The men of the St. Paul Curling Club were so proud of this achievement that they offered to teach the girls a thing or two more in a series of three matches. Great shades of blushing pink! Merle Taylor's rink won all three games. Then, the nationals in mind, they stepped up their practice sessions to three a week.
Fortunately, none of this was known to the doves waiting in Schenectady. "It's so wonderful to be able to see all your old friends again," said an unsuspecting New Englander, who was sipping a Bloody Mary before her 8 a.m. match. Not even the defeat of the defending champion, Indian Hill (Winnetka, Ill.) rink, spoiled the festive air.
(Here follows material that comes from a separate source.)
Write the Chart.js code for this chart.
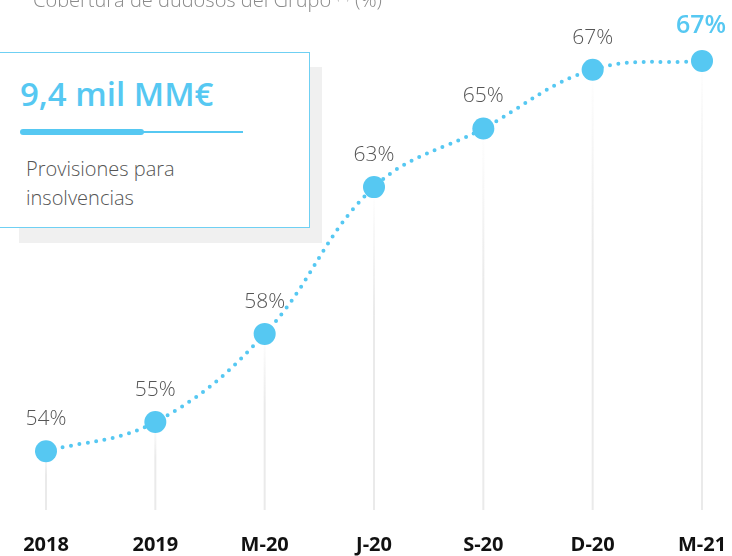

By Friday it became quite evident which teams were the tough ones: both rinks from the Chicago Curling Club were winning impressively, the Skokie (Ill.) rink took two of its games by the improbable scores of 20-1 and 14-3 and, in the biggest surprise of all, not the first but the second-string Schenectady rink was piling up do-or-die wins. Allowed in only because they came from Schenectady, the local rinky-dinks won once by two points and twice by a single point to take on a distinct Cinderella aura.
And, of course, there was St. Paul, which was distinguishing itself not so much by the size of its scores as by the violence of its play. When opposing teams came off the ice they had the uncomfortable feeling they had been clobbered as never before. The St. Paul stones came faster, harder and with greater accuracy than anyone else's—like men's, for goodness sakes—and as for their sweeping, especially Marsha Hultstrand's, they each went at it like a housewife who had discovered a line of army ants crawling up the front hallway.
Among the better rinks, high-scoring Skokie was the first to run into St. Paul. "We planned to litter the house [circle]," said Skokie's lead, Peg Ohle. "You know, sort of surround them. Only every time we put a stone in the house, blam!, out it would go." And out went Skokie. Next, in the semifinals, it was the turn of the Schenectady second team. Blam! Pumpkins again.
In the other bracket it was all Winchester, Mass. but, like Schenectady, it was Winchester's second rink that was pulling off the big wins. "We hadn't even intended to come," said Skip Mayan Wilcox, a stately blonde, who went through the playdowns with a quizzical sort of smile that seemed to signify something like, "Well, you never know, do you?" Mrs. Wilcox remained icy calm in the face of the most hair-raising situations. Down 9-1 in an early-round match, for instance, she brought her rink back for a 12-9 win. And not a hair of her lovely head was amiss.
The final playdown was, in more ways than one, the perfect battle between classic styles. Preparation for the nationals was a now-and-then thing for Winchester. "We're all so busy," explained Mrs. Wilcox. "But we're awfully glad to come. The social end of all this is really more important than curling."
The St. Paul rink, by contrast, got its kicks on the eve of battle by taking a seven-block walk, dining at 5:30 and bunking in at 10:30. "Maybe I'll go out and live a little tonight," said Marilynn Post. "Oh, no you won't," said her skip, in the tone of a woman who has raised seven children.
The match similarly contrasted the eastern draw game with the western take-out, a not-quite-nifty boxer vs. a real puncher. The applause for one of Winchester's beautifully placed stones would hardly die down when St. Paul would knock it out of the house. Slowly but emphatically, St. Paul was beating Winchester's brains out with its thunder stones, especially the ones thrown by Merle Taylor. Ordinarily the St. Paul skip follows her stone with her nose practically on the ice, but when the shot is particularly crucial, as it was in the ninth end, she follows behind with an out-and-out belly whopper. As her stone closed in on the last bit of Ailsa Craig granite left in the house and it was obvious that St. Paul would win, she rose to one knee, smiled and said softly, "Blam."